Aquí tenéis la experiencia de un curso de formación en ESLOVENIA
My Spanish mate and I were the last ones to arrive that evening. Everyone was talking while they finished the dinner. I wasn’t hungry, nerves were screaming inside the stomach and apparently, I was the only one who could listen. I chose the training course in order to learning more staff about the topic, “Words shape and identity”, in other words, LGBTI issues. However when I looked around the living-room, observing the people and feeling the environment, I just cared if I would’ve had the change to find another family in that guys.
In the NGO LEGIBITRA, we started getting each other. I couldn’t take my eyes off blue eyes and pretty smile which talk to me with shamefulness. It’s difficult to explain, but in that moment I could know who was going to share, be honest, do her/his best during the project, spread love, enjoy and be her/himself in a 100%. It was a kind of special connection from the beginning that I wouldn’t have expected. For sure it’s going to be “until forever.”
I just needed a couple of days to identify myself like a mix of many of them. Maybe I was like that when I arrived or maybe I became in a better person thanks to hours of debates, conversations, laughs, coffees, beers and, of course, cigarettes. Happiness filled my body and mind during 9 whole days.
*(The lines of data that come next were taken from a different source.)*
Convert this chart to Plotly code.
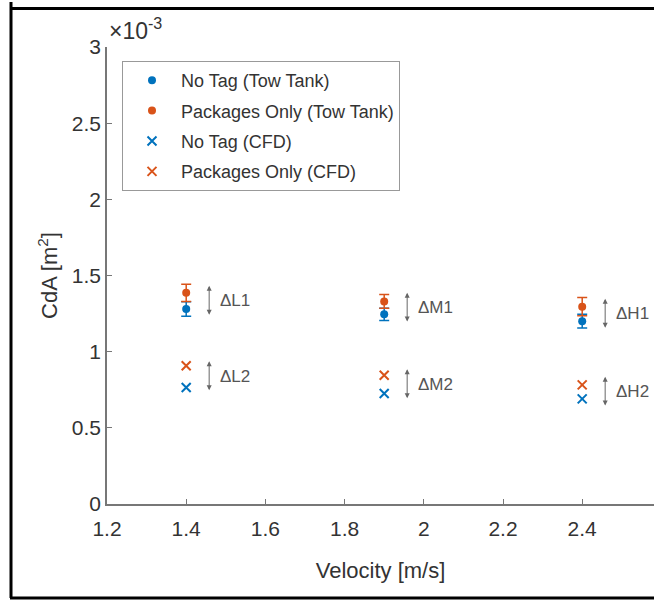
import plotly.graph_objects as go

# ---- data ----
velocity = [1.4, 1.9, 2.4]
notag_tow = [1.280, 1.245, 1.200]
notag_tow_err = [0.047, 0.040, 0.045]
pkg_tow = [1.386, 1.330, 1.295]
pkg_tow_err = [0.057, 0.045, 0.060]
notag_cfd = [0.765, 0.725, 0.690]
pkg_cfd = [0.908, 0.845, 0.782]
delta_labels_1 = ["ΔL1", "ΔM1", "ΔH1"]
delta_labels_2 = ["ΔL2", "ΔM2", "ΔH2"]
x_ticks = [1.2, 1.4, 1.6, 1.8, 2.0, 2.2, 2.4]
x_ticklabels = ["1.2", "1.4", "1.6", "1.8", "2", "2.2", "2.4"]
y_ticks = [0, 0.5, 1, 1.5, 2, 2.5, 3]
y_ticklabels = ["0", "0.5", "1", "1.5", "2", "2.5", "3"]

BLUE = "#0072BD"
ORANGE = "#D95319"
TXT = "#333333"
FONT = "Liberation Sans, Arial, sans-serif"

fig = go.Figure()
fig.add_trace(go.Scatter(
    x=velocity, y=notag_tow, mode="markers", name="No Tag (Tow Tank)",
    legendgroup="a",
    marker=dict(color=BLUE, size=8, symbol="circle"),
    error_y=dict(type="data", array=notag_tow_err, color=BLUE, thickness=1.5, width=5),
))
fig.add_trace(go.Scatter(
    x=velocity, y=pkg_tow, mode="markers", name="Packages Only (Tow Tank)",
    legendgroup="b",
    marker=dict(color=ORANGE, size=8, symbol="circle"),
    error_y=dict(type="data", array=pkg_tow_err, color=ORANGE, thickness=1.5, width=5),
))
fig.add_trace(go.Scatter(
    x=velocity, y=notag_cfd, mode="markers", name="No Tag (CFD)",
    legendgroup="c",
    marker=dict(color=BLUE, size=9, symbol="x-thin", line=dict(color=BLUE, width=2)),
))
fig.add_trace(go.Scatter(
    x=velocity, y=pkg_cfd, mode="markers", name="Packages Only (CFD)",
    legendgroup="d",
    marker=dict(color=ORANGE, size=9, symbol="x-thin", line=dict(color=ORANGE, width=2)),
))

# delta arrows and labels
arrow_dx = 0.058
label_dx = 0.080
half = 0.10
annotations = []
pairs = [(notag_tow, pkg_tow, delta_labels_1), (notag_cfd, pkg_cfd, delta_labels_2)]
for lo, hi, labs in pairs:
    for v, a, b, lab in zip(velocity, lo, hi, labs):
        mid = (a + b) / 2
        annotations.append(dict(
            x=v + arrow_dx, y=mid + half, ax=v + arrow_dx, ay=mid - half,
            xref="x", yref="y", axref="x", ayref="y", text="",
            showarrow=True, arrowhead=2, arrowside="end+start",
            arrowsize=1, arrowwidth=1, arrowcolor="#666666",
        ))
        annotations.append(dict(
            x=v + label_dx, y=mid, xref="x", yref="y", text=lab,
            showarrow=False, xanchor="left", yanchor="middle",
            font=dict(family=FONT, size=17, color="#555555"),
        ))

annotations.append(dict(
    x=0, y=1, xref="paper", yref="paper", text="×10<sup>-3</sup>",
    showarrow=False, xanchor="left", yanchor="bottom", xshift=0, yshift=1,
    font=dict(family=FONT, size=23, color=TXT),
))

W, H = 654, 602
L, R, T, B = 107, 0, 47, 98
pw, ph = W - L - R, H - T - B
def px(xp):
    return (xp - L) / pw
def py(yp):
    return (H - B - yp) / ph

frame_line = dict(color="black", width=3)
shapes = [
    dict(type="rect", xref="paper", yref="paper", x0=px(10), x1=px(W + 10), y0=py(10), y1=py(7),
         line=dict(width=0), fillcolor="black", layer="above"),
    dict(type="line", xref="paper", yref="paper", x0=px(11), x1=px(11), y0=py(598), y1=py(2), line=frame_line),
    dict(type="line", xref="paper", yref="paper", x0=px(10), x1=px(W + 10), y0=py(598), y1=py(598), line=frame_line),
]

fig.update_layout(
    width=W, height=H,
    margin=dict(l=L, r=R, t=T, b=B),
    paper_bgcolor="white", plot_bgcolor="white",
    font=dict(family=FONT, size=18, color=TXT),
    showlegend=True,
    legend=dict(
        x=px(122), y=py(61), xanchor="left", yanchor="top",
        bgcolor="white", bordercolor="#999999", borderwidth=1,
        font=dict(family=FONT, size=18, color=TXT),
        tracegroupgap=4, itemwidth=48,
    ),
    annotations=annotations,
    shapes=shapes,
    xaxis=dict(
        range=[1.2, 1.2 + pw / 396.0], tickvals=x_ticks, ticktext=x_ticklabels,
        ticks="inside", ticklen=5, tickcolor="#777777", tickwidth=1,
        showline=True, linecolor="#777777", linewidth=1.5, mirror=False,
        showgrid=False, zeroline=False, ticklabelstandoff=5,
        title=dict(text="Velocity [m/s]", font=dict(family=FONT, size=22, color=TXT), standoff=24),
        tickfont=dict(family=FONT, size=21, color=TXT),
    ),
    yaxis=dict(
        range=[0, 3], tickvals=y_ticks, ticktext=y_ticklabels,
        ticks="inside", ticklen=5, tickcolor="#777777", tickwidth=1,
        showline=True, linecolor="#777777", linewidth=1.5, mirror=False,
        showgrid=False, zeroline=False,
        title=dict(text="CdA [m<sup>2</sup>]", font=dict(family=FONT, size=22, color=TXT), standoff=8),
        tickfont=dict(family=FONT, size=21, color=TXT),
    ),
)

fig.write_html(
    "out.html",
    config={"displayModeBar": False},
    post_script="document.body.style.margin='0';document.body.style.overflow='hidden';"
                "document.documentElement.style.overflow='hidden';",
)
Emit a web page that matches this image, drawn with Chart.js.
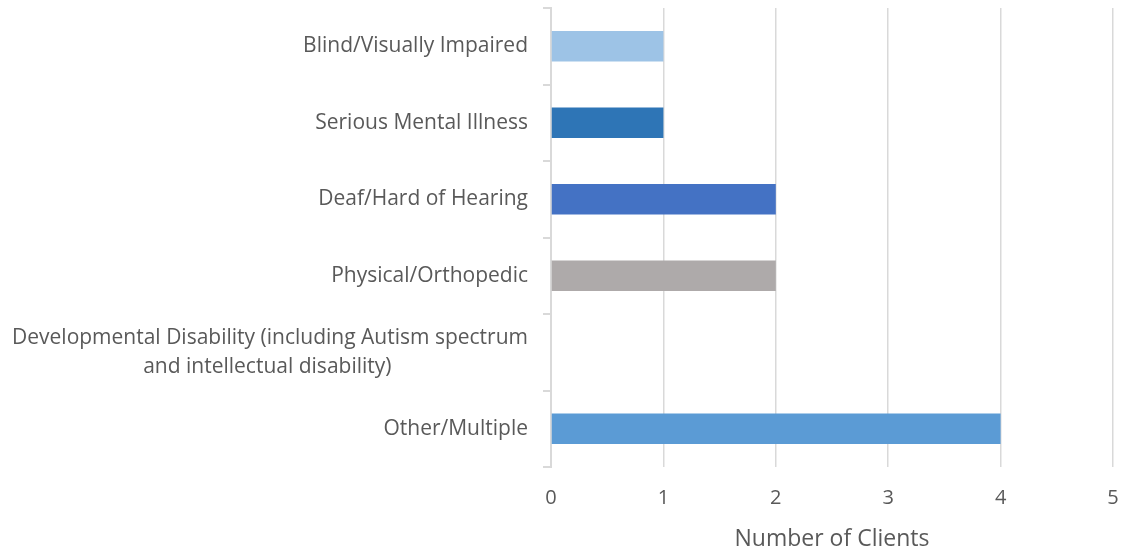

Did I learn terminology during the course? Of course I did. Actually I belong to a label that I didn’t know about its existence. I opened even more my mind and I got the knowledge to talk and listen about the racism, homosexuality, transgender, so many sexual orientations, etc. Furthermore, I got the keys to create and lead workshops and other activities, how should be a trainer and the importance of the participant selection. By other hand, no-formal education let you learning without effort and within session or “eating potatoes” (it doesn’t matter where and when), because workshop and passion trainers can remove boring situations to development freedom, the most comfortable and anxious place to release. In that space I heard horrible, sad and unfair stories which were came out by strong and shinning people. I felt guiltiness, admiration, strength to go on with the fight, madness, sadness … everything at the same time! The only thing that I was sure is I didn’t feel sorry for my new family, I felt sorry for those people who aren’t going to have the opportunity to love them, even if those people refuse them, I’m so sorry for their full hateful heart. Yes, I learnt that in my beautiful Hostel Celica. I don’t believe in imposed family, tradition and religion, for that reason guys, you are more real than my own life. Let’s keep our light to find each other in the way and make it more beautiful.